Think of anything that exists. For example, a bear, an atom, a galaxy, a three-leaf clover, and so on. That's what you can control in the game Everything, which was just released for the Playstation 4 today.
The game has goals and tasks for the player to complete like any other, but the main appeal is in its sandbox elements. Simply put, Everything gives you total control over every possible element. As creator and developer David OReilly wrote in a blog post, "You can change every single object in the universe to horses." Generally speaking, you have control over any object that you can see in the game.
Instead of creating animations for every conceivable thing, objects move by rolling, sliding, or floating around. Cutting those corners can be forgiven, considering this $15 game was made by a three-person team. That can also be chalked up as a stylistic choice, and besides, that's not the point of the game. Everything is about being. The parameters of existence can be altered at will, but like the real world, life will happen regardless of the player's input. Every object has its own AI, and OReilly said that "Everything can play itself automatically for weeks at a time."

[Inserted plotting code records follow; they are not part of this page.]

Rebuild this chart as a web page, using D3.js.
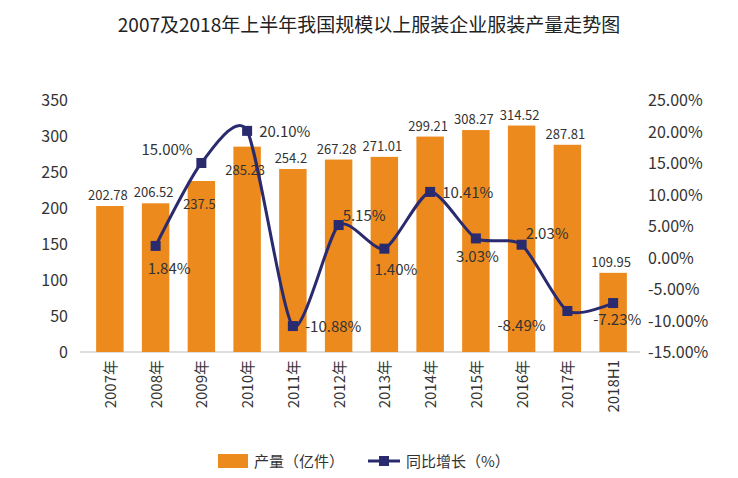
<!DOCTYPE html>
<html><head><meta charset="utf-8">
<script src="https://cdn.jsdelivr.net/npm/d3@7"></script>
<style>body{margin:0;background:#fff;font-family:"Noto Sans CJK SC","Noto Sans",sans-serif;}</style>
</head><body>
<svg id="chart" width="738" height="478"></svg>
<script>
var years = ["2007年","2008年","2009年","2010年","2011年","2012年","2013年","2014年","2015年","2016年","2017年","2018H1"];
var output = [202.78,206.52,237.5,285.23,254.2,267.28,271.01,299.21,308.27,314.52,287.81,109.95];
var growth = [null,1.84,15.00,20.10,-10.88,5.15,1.40,10.41,3.03,2.03,-8.49,-7.23];
var leftTicks = [0,50,100,150,200,250,300,350];
var rightTicks = [-15,-10,-5,0,5,10,15,20,25];

var svg = d3.select("#chart");
var x = d3.scaleBand().domain(years).range([87, 636]).paddingInner(0.4).paddingOuter(0.2);
var yL = d3.scaleLinear().domain([0, 350]).range([352, 100]);
var yR = d3.scaleLinear().domain([-15, 25]).range([352, 100]);

svg.append("text").attr("x", 369).attr("y", 32).attr("text-anchor", "middle")
	.style("font-size", "19px").style("fill", "#222")
	.text("2007及2018年上半年我国规模以上服装企业服装产量走势图");

// left axis labels
svg.selectAll(".lt").data(leftTicks).enter().append("text")
	.attr("x", 68).attr("y", function(d) { return yL(d) + 6; })
	.attr("text-anchor", "end").style("font-size", "16px").style("fill", "#333")
	.text(function(d) { return d; });

// right axis labels
svg.selectAll(".rt").data(rightTicks).enter().append("text")
	.attr("x", 648).attr("y", function(d) { return yR(d) + 6; })
	.style("font-size", "16px").style("fill", "#333")
	.text(function(d) { return d.toFixed(2) + "%"; });

svg.append("line").attr("x1", 80).attr("x2", 640).attr("y1", yL(0)).attr("y2", yL(0))
	.style("stroke", "#bbb");

// bars
svg.selectAll(".bar").data(output).enter().append("rect")
	.attr("x", function(d, i) { return x(years[i]); })
	.attr("width", x.bandwidth())
	.attr("y", function(d) { return yL(d); })
	.attr("height", function(d) { return yL(0) - yL(d); })
	.style("fill", "#ec8a1e");

// 2009 and 2010 labels sit inside the bar, under the line
svg.selectAll(".bl").data(output).enter().append("text")
	.attr("x", function(d, i) { return x(years[i]) + x.bandwidth() / 2 - 2; })
	.attr("y", function(d, i) { return (i == 2 || i == 3) ? yL(d) + 28 : yL(d) - 6; })
	.attr("text-anchor", "middle").style("font-size", "13px").style("fill", "#333")
	.text(function(d) { return d; });

// x labels rotated
svg.selectAll(".xl").data(years).enter().append("text")
	.attr("transform", function(d) { return "translate(" + (x(d) + x.bandwidth() / 2 + 6) + ",360) rotate(-90)"; })
	.attr("text-anchor", "end").style("font-size", "15px").style("fill", "#333")
	.text(function(d) { return d; });

// growth line
var pts = [];
growth.forEach(function(g, i) { if (g !== null) pts.push({ i: i, v: g }); });
var cx = function(p) { return x(years[p.i]) + x.bandwidth() / 2; };
svg.append("path").datum(pts)
	.attr("d", d3.line().x(cx).y(function(p) { return yR(p.v); }).curve(d3.curveCardinal.tension(0.3)))
	.style("fill", "none").style("stroke", "#2a2a6e").style("stroke-width", 3);
svg.selectAll(".pt").data(pts).enter().append("rect")
	.attr("x", function(p) { return cx(p) - 5; })
	.attr("y", function(p) { return yR(p.v) - 5; })
	.attr("width", 10).attr("height", 10).style("fill", "#2a2a6e");

// label placement: dx, dy relative to point
var place = {1:[-8,28],2:[-60,-8],3:[12,6],4:[12,6],5:[4,-4],6:[-10,26],7:[12,6],8:[-20,24],9:[4,-6],10:[-70,20],11:[-20,22]};
svg.selectAll(".gl").data(pts).enter().append("text")
	.attr("x", function(p) { return cx(p) + place[p.i][0]; })
	.attr("y", function(p) { return yR(p.v) + place[p.i][1]; })
	.style("font-size", "15px").style("fill", "#333")
	.text(function(p) { return p.v.toFixed(2) + "%"; });

// legend
svg.append("rect").attr("x", 218).attr("y", 454).attr("width", 30).attr("height", 14).style("fill", "#ec8a1e");
svg.append("text").attr("x", 254).attr("y", 467).style("font-size", "15px").style("fill", "#333").text("产量（亿件）");
svg.append("line").attr("x1", 368).attr("x2", 400).attr("y1", 461).attr("y2", 461).style("stroke", "#2a2a6e").style("stroke-width", 3);
svg.append("rect").attr("x", 379).attr("y", 456).attr("width", 10).attr("height", 10).style("fill", "#2a2a6e");
svg.append("text").attr("x", 406).attr("y", 467).style("font-size", "15px").style("fill", "#333").text("同比增长（%）");
</script>
</body></html>
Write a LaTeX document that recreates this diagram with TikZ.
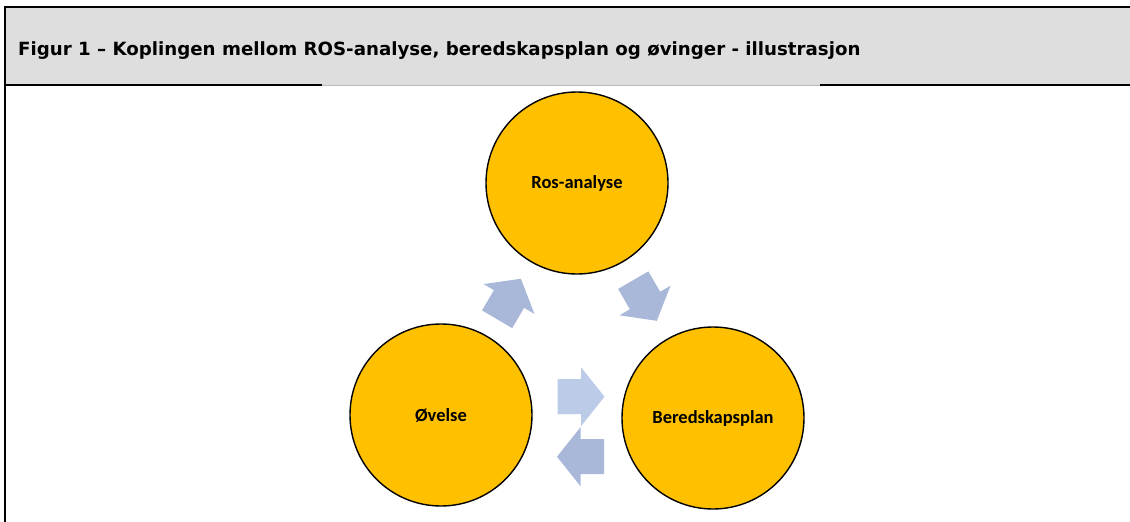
\documentclass[tikz,border=0pt]{standalone}
\usepackage{fontspec}
\setmainfont{DejaVu Sans}
\newfontfamily\calib{Carlito}
\definecolor{headgray}{HTML}{DEDEDE}
\definecolor{gold}{HTML}{FFC000}
\definecolor{arrblue}{HTML}{A9B8D8}
\definecolor{arrlight}{HTML}{BCCBE7}
\definecolor{seamgray}{HTML}{BBBBBB}
\tikzset{
  circ/.style={circle, draw=black, line width=1.4pt, fill=gold, minimum size=182pt, inner sep=0pt,
    font=\calib\bfseries\fontsize{18.5}{20}\selectfont},
  frame/.style={line width=2.2pt, black},
  pics/blockarrow/.style={code={
    \fill[#1] (-23.5,-17.5) -- (0,-17.5) -- (0,-29.5) -- (23.5,0) -- (0,29.5) -- (0,17.5) -- (-23.5,17.5) -- cycle;
  }}
}
\begin{document}
\begin{tikzpicture}[x=1pt,y=-1pt]
\useasboundingbox (0,0) rectangle (1130,522);
% header band
\fill[headgray] (5,7) rectangle (1130,85);
\draw[frame] (3.9,7.3) -- (1130,7.3);
\draw[frame] (5,7) -- (5,522);
\draw[frame] (4,85) coordinate (hl1) -- (322,85) coordinate (hl2);
\draw[frame] (820,85) coordinate (hr1) -- (1130,85) coordinate (hr2);
\draw[seamgray, line width=1pt] (hl2) -- (hr1);
\node[anchor=base west, inner sep=0pt, font=\bfseries\fontsize{18.2}{21}\selectfont] (title) at (18,55)
  {Figur 1 – Koplingen mellom ROS-analyse, beredskapsplan og øvinger - illustrasjon};
% circles
\node[circ] (ros) at (577,183) {Ros-analyse};
\node[circ] (ov) at (441,415) {Øvelse};
\node[circ] (ber) at (713,418) {Beredskapsplan};
% block arrows between circles
\path (ov) -- (ros) coordinate[pos=0.5] (m1);
\path (ros) -- (ber) coordinate[pos=0.5] (m2);
\pic[rotate=59.6] at (m1) {blockarrow=arrblue};
\pic[rotate=-59.9] at (m2) {blockarrow=arrblue};
\coordinate (m3) at (581,396.7);
\coordinate (m4) at (580.5,456.7);
\pic at (m3) {blockarrow=arrlight};
\pic[rotate=180] at (m4) {blockarrow=arrblue};
\end{tikzpicture}
\end{document}
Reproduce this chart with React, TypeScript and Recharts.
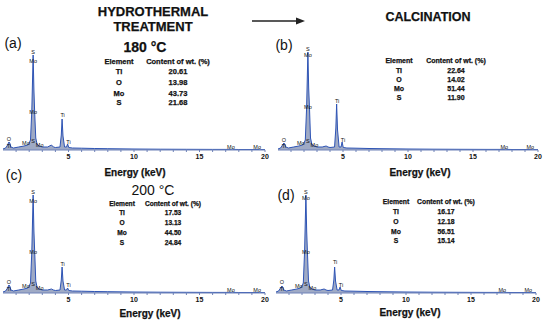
import React from 'react';
import { AreaChart, Area, XAxis, YAxis, ReferenceDot } from 'recharts';

// energy grid (keV) shared by the four spectra
const energy = [
  0, 0.2, 0.35, 0.45, 0.52, 0.6, 0.8, 1.2, 1.6, 1.9, 2.0, 2.1, 2.2, 2.3, 2.36, 2.42, 2.5, 2.6, 2.75,
  3.0, 3.4, 3.7, 3.85, 4.0, 4.35, 4.45, 4.51, 4.58, 4.7, 4.85, 4.93, 5.02, 5.3, 6, 7, 8, 10, 12, 14, 16,
  17.45, 17.5, 17.55, 18, 19.55, 19.6, 19.65, 20,
];

const countsA = [
  1, 2, 5, 8, 7, 3, 2, 3, 4, 5, 7, 10, 40, 95, 60, 37, 12, 6, 4,
  3, 3, 5, 3, 2.5, 3, 15, 31, 14, 3, 3, 6, 2.5, 2, 1.8, 1.5, 1.3, 1, 0.8, 0.7, 0.6,
  0.6, 1, 0.6, 0.5, 0.5, 0.8, 0.5, 0.4,
];
const countsB = [
  1, 2, 5, 7, 6, 3, 2, 3, 4, 5, 7, 10, 42, 98, 62, 43, 12, 6, 4,
  3, 3, 4, 3, 2.5, 3, 22, 46, 20, 3, 3, 8, 2.5, 2, 1.8, 1.5, 1.3, 1, 0.8, 0.7, 0.6,
  0.6, 1, 0.6, 0.5, 0.5, 0.8, 0.5, 0.4,
];
const countsC = [
  1, 2, 5, 8, 7, 3, 2, 3, 4, 5, 7, 10, 42, 98, 62, 41, 12, 6, 4,
  3, 3, 4, 3, 2.5, 3, 13, 26, 12, 3, 3, 5, 2.5, 2, 1.8, 1.5, 1.3, 1, 0.8, 0.7, 0.6,
  0.6, 1, 0.6, 0.5, 0.5, 0.8, 0.5, 0.4,
];
const countsD = [
  1, 2, 5, 7, 6, 3, 2, 3, 4, 5, 7, 10, 42, 98, 62, 40, 12, 6, 4,
  3, 3, 4, 3, 2.5, 3, 13, 26, 12, 3, 3, 6, 2.5, 2, 1.8, 1.5, 1.3, 1, 0.8, 0.7, 0.6,
  0.6, 1, 0.6, 0.5, 0.5, 0.8, 0.5, 0.4,
];

const xTicks = [1, 2, 3, 4, 5, 6, 7, 8, 9, 10, 11, 12, 13, 14, 15, 16, 17, 18, 19, 20];

// peak labels: [energy, height, text]
const labelsA: [number, number, string][] = [
  [2.3, 98, 'S'], [2.3, 89, 'Mo'], [2.3, 38, 'Mo'], [4.55, 35, 'Ti'], [5.0, 8, 'Ti'],
  [1.75, 7, 'Mo'], [2.3, 9, 'S'], [2.8, 5, 'Mo'], [0.45, 11, 'O'], [0.45, 4, 'Ti'],
  [17.4, 3, 'Mo'], [19.4, 3, 'Mo'],
];
const labelsB: [number, number, string][] = [
  [2.3, 101, 'S'], [2.3, 95, 'Mo'], [2.3, 43, 'Mo'], [4.55, 49, 'Ti'], [5.0, 10, 'Ti'],
  [1.75, 7, 'Mo'], [2.3, 9, 'S'], [2.8, 5, 'Mo'], [0.45, 10, 'O'], [0.45, 4, 'Ti'],
  [17.4, 3, 'Mo'], [19.4, 3, 'Mo'],
];
const labelsC: [number, number, string][] = [
  [2.3, 101, 'S'], [2.3, 92, 'Mo'], [2.3, 41, 'Mo'], [4.55, 29, 'Ti'], [5.0, 8, 'Ti'],
  [1.75, 7, 'Mo'], [2.3, 9, 'S'], [2.8, 5, 'Mo'], [0.45, 11, 'O'], [0.45, 4, 'Ti'],
  [17.4, 3, 'Mo'], [19.4, 3, 'Mo'],
];
const labelsD: [number, number, string][] = [
  [2.3, 101, 'S'], [2.3, 95, 'Mo'], [2.3, 41, 'Mo'], [4.55, 31, 'Ti'], [5.0, 8, 'Ti'],
  [1.75, 7, 'Mo'], [2.3, 9, 'S'], [2.8, 5, 'Mo'], [0.45, 11, 'O'], [0.45, 4, 'Ti'],
  [17.4, 3, 'Mo'], [19.4, 3, 'Mo'],
];

const elements = ['Ti', 'O', 'Mo', 'S'];
const wtA = ['20.61', '13.98', '43.73', '21.68'];
const wtB = ['22.64', '14.02', '51.44', '11.90'];
const wtC = ['17.53', '13.13', '44.50', '24.84'];
const wtD = ['16.17', '12.18', '56.51', '15.14'];

const FONT = '"Liberation Sans", Arial, sans-serif';

function Spectrum({ left, top, ml, plotW, counts, labels }: {
  left: number; top: number; ml: number; plotW: number; counts: number[]; labels: [number, number, string][];
}) {
  const data = energy.map((e, i) => ({ e, c: counts[i] }));
  return (
    <div style={{ position: 'absolute', left, top }}>
      <AreaChart width={ml + plotW + 8} height={130} data={data}
        margin={{ top: 10, right: 8, bottom: 0, left: ml }}>
        <XAxis dataKey="e" type="number" domain={[0, 20]} ticks={xTicks} height={20}
          stroke="#6f82b8" tickSize={2} interval={0}
          tickFormatter={(v: number) => (v % 5 === 0 ? String(v) : '')}
          tick={{ fontSize: 7, fontWeight: 'bold', fill: '#111', fontFamily: FONT }} />
        <YAxis hide domain={[0, 100]} allowDataOverflow />
        <Area dataKey="c" type="linear" stroke="#2e54b5" strokeWidth={1} fill="#8e9bbb"
          fillOpacity={0.85} isAnimationActive={false} baseValue={0} />
        {labels.map(([e, h, t], i) => (
          <ReferenceDot key={i} x={e} y={h} r={0} ifOverflow="visible"
            label={{ value: t, position: 'center', fontSize: 5.5, fill: '#111', fontFamily: FONT }} />
        ))}
      </AreaChart>
    </div>
  );
}

function Txt({ x, y, size, bold, children }: { x: number; y: number; size: number; bold?: boolean; children: React.ReactNode }) {
  return (
    <div style={{
      position: 'absolute', left: x, top: y, transform: 'translate(-50%, -50%)', whiteSpace: 'nowrap',
      fontFamily: FONT, fontSize: size, fontWeight: bold ? 'bold' : 'normal', color: '#111', lineHeight: 1,
      WebkitTextStroke: bold ? '0.25px #111' : undefined,
    }}>{children}</div>
  );
}

function Table({ ex, vx, hy, rows, size, values }: { ex: number; vx: number; hy: number; rows: number[]; size: number; values: string[] }) {
  return (
    <>
      <Txt x={ex} y={hy} size={size} bold>Element</Txt>
      <Txt x={vx} y={hy} size={size} bold>Content of wt. (%)</Txt>
      {elements.map((el, i) => (
        <React.Fragment key={el}>
          <Txt x={ex} y={rows[i]} size={size} bold>{el}</Txt>
          <Txt x={vx} y={rows[i]} size={size} bold>{values[i]}</Txt>
        </React.Fragment>
      ))}
    </>
  );
}

export default function App() {
  return (
    <div style={{ position: 'absolute', left: 0, top: 0, width: 550, height: 325, background: '#fff', overflow: 'hidden' }}>
      <Spectrum left={0} top={40} ml={3} plotW={262} counts={countsA} labels={labelsA} />
      <Spectrum left={275} top={40} ml={3} plotW={260} counts={countsB} labels={labelsB} />
      <Spectrum left={0} top={183} ml={3} plotW={262} counts={countsC} labels={labelsC} />
      <Spectrum left={275} top={183} ml={1} plotW={260} counts={countsD} labels={labelsD} />

      <Txt x={153} y={11} size={13} bold>HYDROTHERMAL</Txt>
      <Txt x={153} y={25.5} size={13} bold>TREATMENT</Txt>
      <Txt x={428} y={17} size={12.5} bold>CALCINATION</Txt>
      <svg style={{ position: 'absolute', left: 0, top: 0 }} width={550} height={40}>
        <line x1={252} y1={21} x2={298} y2={21} stroke="#222" strokeWidth={1.6} />
        <polygon points="305,21 296,17.5 296,24.5" fill="#222" />
      </svg>

      <Txt x={13} y={43} size={14}>(a)</Txt>
      <Txt x={284} y={45} size={14}>(b)</Txt>
      <Txt x={14} y={175} size={14}>(c)</Txt>
      <Txt x={286} y={195} size={14}>(d)</Txt>

      <Txt x={145} y={47} size={14} bold>180 °C</Txt>
      <Txt x={153} y={190} size={14}>200 °C</Txt>

      <Table ex={119} vx={178} hy={62} rows={[72, 83, 93.5, 102.5]} size={7.5} values={wtA} />
      <Table ex={399} vx={456} hy={60} rows={[70, 79, 88, 97]} size={7} values={wtB} />
      <Table ex={122} vx={173} hy={204} rows={[212.5, 222.5, 232.5, 243]} size={6.6} values={wtC} />
      <Table ex={396} vx={446} hy={202} rows={[211.5, 221.5, 231.5, 240.5]} size={6.8} values={wtD} />

      <Txt x={135} y={173} size={10} bold>Energy (keV)</Txt>
      <Txt x={420} y={173} size={10} bold>Energy (keV)</Txt>
      <Txt x={150} y={314} size={10} bold>Energy (keV)</Txt>
      <Txt x={410} y={313} size={10} bold>Energy (keV)</Txt>
    </div>
  );
}
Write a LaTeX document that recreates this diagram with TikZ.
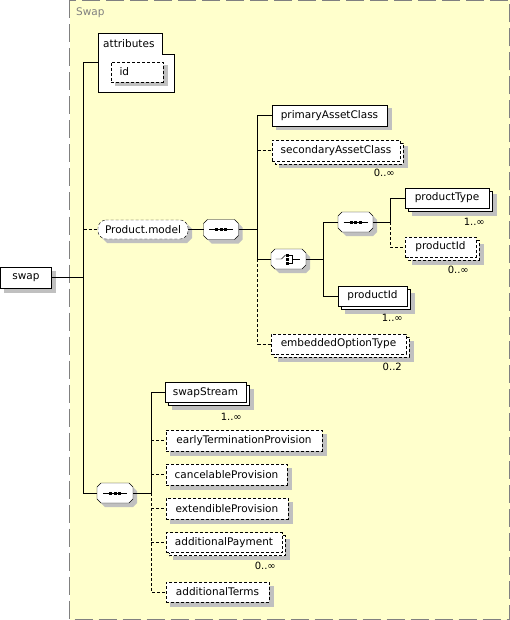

It makes sense that a game as existential as this was inspired heavily by philosopher Alan Watts. The game is even narrated by recordings of the late British speaker. As artfully demonstrated in a 10-minute gameplay trailer, these voiceovers help put the game's scale in perspective. They're effective because, as OReilly wrote, Watts "had an extraordinary talent for describing the indescribable."
No Man's Sky showed that super ambitious games with lofty goals can fall short of expectations. That said, the idea of Everything is too intriguing to ignore. Everything is currently only available on PS4, but Mac and PC users will be able to download it on Steam beginning April 21st. The game is bizarre and fascinating, and we hope delivers on its big promises.